Stated problem » With the images removed, repeat the data below exactly.
--- start of Given data ---
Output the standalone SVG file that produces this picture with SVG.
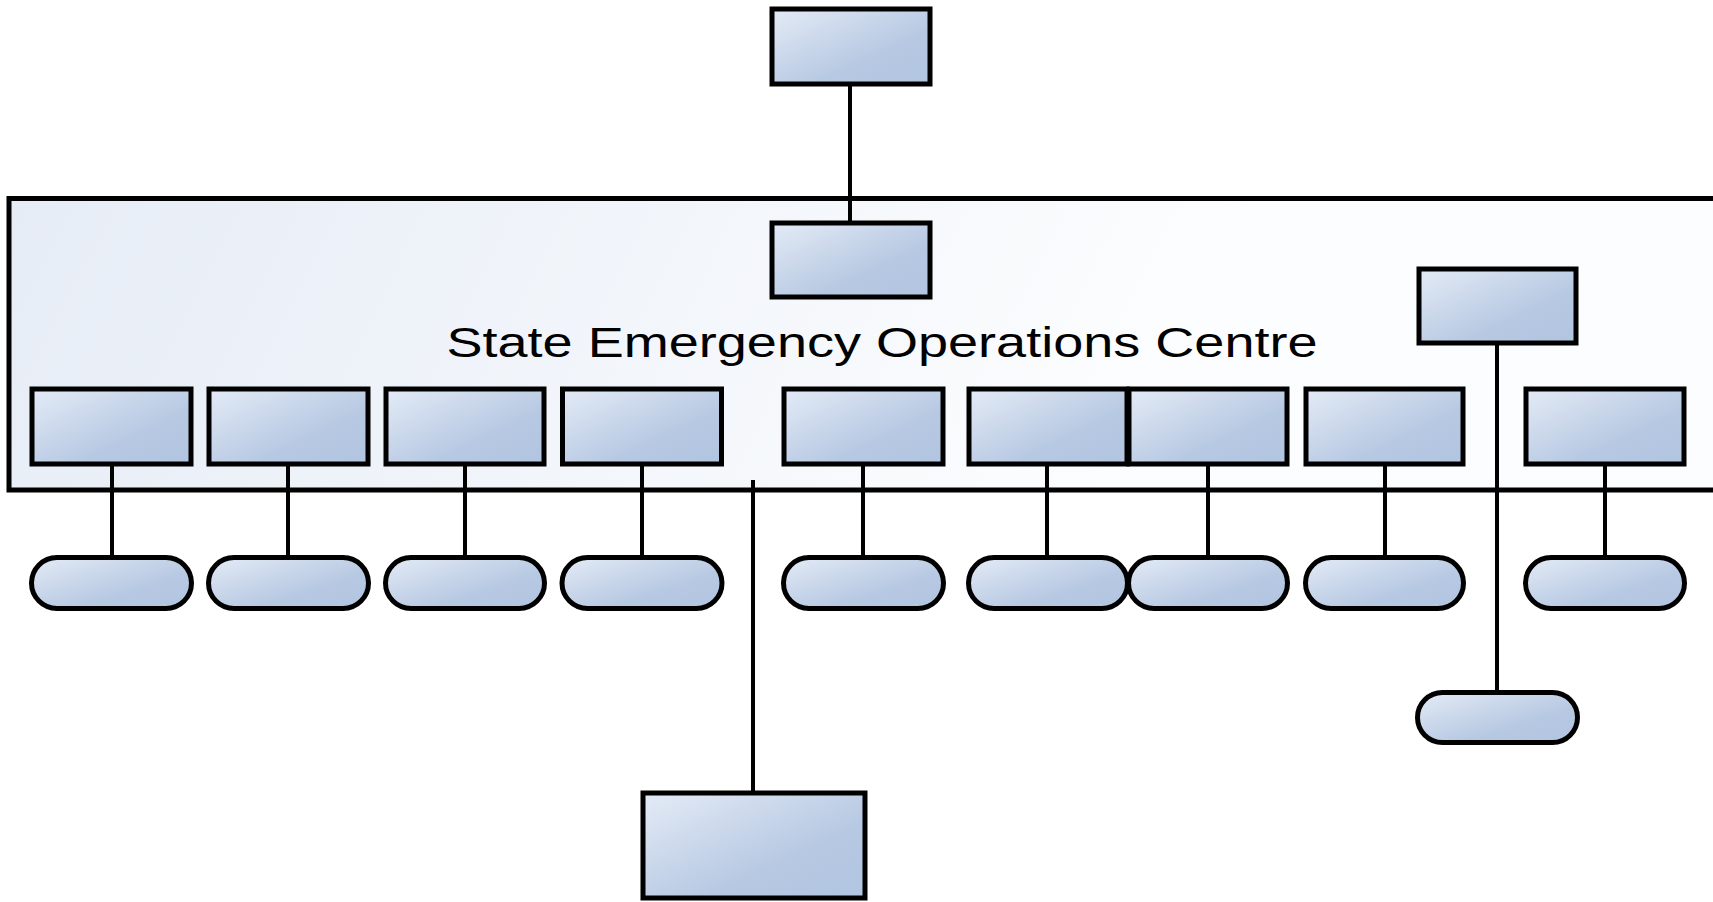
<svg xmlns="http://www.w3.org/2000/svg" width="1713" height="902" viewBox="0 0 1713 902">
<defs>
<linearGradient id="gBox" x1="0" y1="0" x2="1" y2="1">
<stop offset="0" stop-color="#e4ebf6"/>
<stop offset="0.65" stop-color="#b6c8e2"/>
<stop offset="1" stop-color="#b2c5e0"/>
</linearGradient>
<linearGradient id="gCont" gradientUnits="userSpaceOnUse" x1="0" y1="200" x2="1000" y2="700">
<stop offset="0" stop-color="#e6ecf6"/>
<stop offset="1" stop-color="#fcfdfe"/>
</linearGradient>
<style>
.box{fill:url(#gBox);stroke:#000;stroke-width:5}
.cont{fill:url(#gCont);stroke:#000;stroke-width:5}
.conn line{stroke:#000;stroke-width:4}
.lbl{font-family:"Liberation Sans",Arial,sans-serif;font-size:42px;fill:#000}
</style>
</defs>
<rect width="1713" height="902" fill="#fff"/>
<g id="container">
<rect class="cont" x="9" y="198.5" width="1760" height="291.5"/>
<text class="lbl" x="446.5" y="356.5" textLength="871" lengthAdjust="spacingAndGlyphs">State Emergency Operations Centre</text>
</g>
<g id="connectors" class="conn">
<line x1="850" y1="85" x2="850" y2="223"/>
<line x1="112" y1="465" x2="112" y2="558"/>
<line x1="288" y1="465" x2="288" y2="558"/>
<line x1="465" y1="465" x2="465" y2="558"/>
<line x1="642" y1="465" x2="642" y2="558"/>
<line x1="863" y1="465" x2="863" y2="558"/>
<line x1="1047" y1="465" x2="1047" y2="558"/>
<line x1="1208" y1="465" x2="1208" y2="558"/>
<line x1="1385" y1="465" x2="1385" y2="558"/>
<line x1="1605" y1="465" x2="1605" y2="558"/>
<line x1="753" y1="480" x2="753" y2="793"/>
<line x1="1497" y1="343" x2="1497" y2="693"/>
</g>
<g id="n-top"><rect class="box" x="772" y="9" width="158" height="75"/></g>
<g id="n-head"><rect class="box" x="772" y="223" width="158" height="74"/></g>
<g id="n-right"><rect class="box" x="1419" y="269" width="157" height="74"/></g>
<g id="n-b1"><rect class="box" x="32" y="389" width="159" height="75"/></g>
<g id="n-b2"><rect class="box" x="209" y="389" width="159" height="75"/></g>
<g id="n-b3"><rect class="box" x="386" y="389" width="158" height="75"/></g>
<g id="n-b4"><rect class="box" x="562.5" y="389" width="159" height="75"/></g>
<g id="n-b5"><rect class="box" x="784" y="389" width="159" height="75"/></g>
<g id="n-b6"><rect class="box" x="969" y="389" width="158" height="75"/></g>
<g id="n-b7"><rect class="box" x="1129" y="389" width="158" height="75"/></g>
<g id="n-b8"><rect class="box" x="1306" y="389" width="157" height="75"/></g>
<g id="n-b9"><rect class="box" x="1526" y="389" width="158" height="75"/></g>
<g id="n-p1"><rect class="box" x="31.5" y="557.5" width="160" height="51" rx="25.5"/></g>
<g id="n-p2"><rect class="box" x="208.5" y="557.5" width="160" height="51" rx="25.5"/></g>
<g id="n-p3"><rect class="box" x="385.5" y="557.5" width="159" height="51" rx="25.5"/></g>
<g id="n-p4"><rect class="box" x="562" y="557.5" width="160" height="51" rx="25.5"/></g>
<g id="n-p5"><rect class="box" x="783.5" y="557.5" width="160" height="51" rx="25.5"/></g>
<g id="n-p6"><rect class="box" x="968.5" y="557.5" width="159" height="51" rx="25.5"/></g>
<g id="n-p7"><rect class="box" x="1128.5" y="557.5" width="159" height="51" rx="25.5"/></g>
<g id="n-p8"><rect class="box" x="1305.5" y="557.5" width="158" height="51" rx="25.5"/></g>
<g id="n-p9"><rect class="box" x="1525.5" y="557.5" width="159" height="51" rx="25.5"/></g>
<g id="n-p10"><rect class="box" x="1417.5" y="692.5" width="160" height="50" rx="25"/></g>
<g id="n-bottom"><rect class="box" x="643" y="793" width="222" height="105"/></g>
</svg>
--- end of Given data ---
Solved problem »
Output the standalone SVG file that produces this picture with SVG.
<svg xmlns="http://www.w3.org/2000/svg" width="1713" height="902" viewBox="0 0 1713 902">
<defs>
<linearGradient id="gBox" x1="0" y1="0" x2="1" y2="1">
<stop offset="0" stop-color="#e4ebf6"/>
<stop offset="0.65" stop-color="#b6c8e2"/>
<stop offset="1" stop-color="#b2c5e0"/>
</linearGradient>
<linearGradient id="gCont" gradientUnits="userSpaceOnUse" x1="0" y1="200" x2="1000" y2="700">
<stop offset="0" stop-color="#e6ecf6"/>
<stop offset="1" stop-color="#fcfdfe"/>
</linearGradient>
<style>
.box{fill:url(#gBox);stroke:#000;stroke-width:5}
.cont{fill:url(#gCont);stroke:#000;stroke-width:5}
.conn line{stroke:#000;stroke-width:4}
.lbl{font-family:"Liberation Sans",Arial,sans-serif;font-size:42px;fill:#000}
</style>
</defs>
<rect width="1713" height="902" fill="#fff"/>
<g id="container">
<rect class="cont" x="9" y="198.5" width="1760" height="291.5"/>
<text class="lbl" x="446.5" y="356.5" textLength="871" lengthAdjust="spacingAndGlyphs">State Emergency Operations Centre</text>
</g>
<g id="connectors" class="conn">
<line x1="850" y1="85" x2="850" y2="223"/>
<line x1="112" y1="465" x2="112" y2="558"/>
<line x1="288" y1="465" x2="288" y2="558"/>
<line x1="465" y1="465" x2="465" y2="558"/>
<line x1="642" y1="465" x2="642" y2="558"/>
<line x1="863" y1="465" x2="863" y2="558"/>
<line x1="1047" y1="465" x2="1047" y2="558"/>
<line x1="1208" y1="465" x2="1208" y2="558"/>
<line x1="1385" y1="465" x2="1385" y2="558"/>
<line x1="1605" y1="465" x2="1605" y2="558"/>
<line x1="753" y1="480" x2="753" y2="793"/>
<line x1="1497" y1="343" x2="1497" y2="693"/>
</g>
<g id="n-top"><rect class="box" x="772" y="9" width="158" height="75"/></g>
<g id="n-head"><rect class="box" x="772" y="223" width="158" height="74"/></g>
<g id="n-right"><rect class="box" x="1419" y="269" width="157" height="74"/></g>
<g id="n-b1"><rect class="box" x="32" y="389" width="159" height="75"/></g>
<g id="n-b2"><rect class="box" x="209" y="389" width="159" height="75"/></g>
<g id="n-b3"><rect class="box" x="386" y="389" width="158" height="75"/></g>
<g id="n-b4"><rect class="box" x="562.5" y="389" width="159" height="75"/></g>
<g id="n-b5"><rect class="box" x="784" y="389" width="159" height="75"/></g>
<g id="n-b6"><rect class="box" x="969" y="389" width="158" height="75"/></g>
<g id="n-b7"><rect class="box" x="1129" y="389" width="158" height="75"/></g>
<g id="n-b8"><rect class="box" x="1306" y="389" width="157" height="75"/></g>
<g id="n-b9"><rect class="box" x="1526" y="389" width="158" height="75"/></g>
<g id="n-p1"><rect class="box" x="31.5" y="557.5" width="160" height="51" rx="25.5"/></g>
<g id="n-p2"><rect class="box" x="208.5" y="557.5" width="160" height="51" rx="25.5"/></g>
<g id="n-p3"><rect class="box" x="385.5" y="557.5" width="159" height="51" rx="25.5"/></g>
<g id="n-p4"><rect class="box" x="562" y="557.5" width="160" height="51" rx="25.5"/></g>
<g id="n-p5"><rect class="box" x="783.5" y="557.5" width="160" height="51" rx="25.5"/></g>
<g id="n-p6"><rect class="box" x="968.5" y="557.5" width="159" height="51" rx="25.5"/></g>
<g id="n-p7"><rect class="box" x="1128.5" y="557.5" width="159" height="51" rx="25.5"/></g>
<g id="n-p8"><rect class="box" x="1305.5" y="557.5" width="158" height="51" rx="25.5"/></g>
<g id="n-p9"><rect class="box" x="1525.5" y="557.5" width="159" height="51" rx="25.5"/></g>
<g id="n-p10"><rect class="box" x="1417.5" y="692.5" width="160" height="50" rx="25"/></g>
<g id="n-bottom"><rect class="box" x="643" y="793" width="222" height="105"/></g>
</svg>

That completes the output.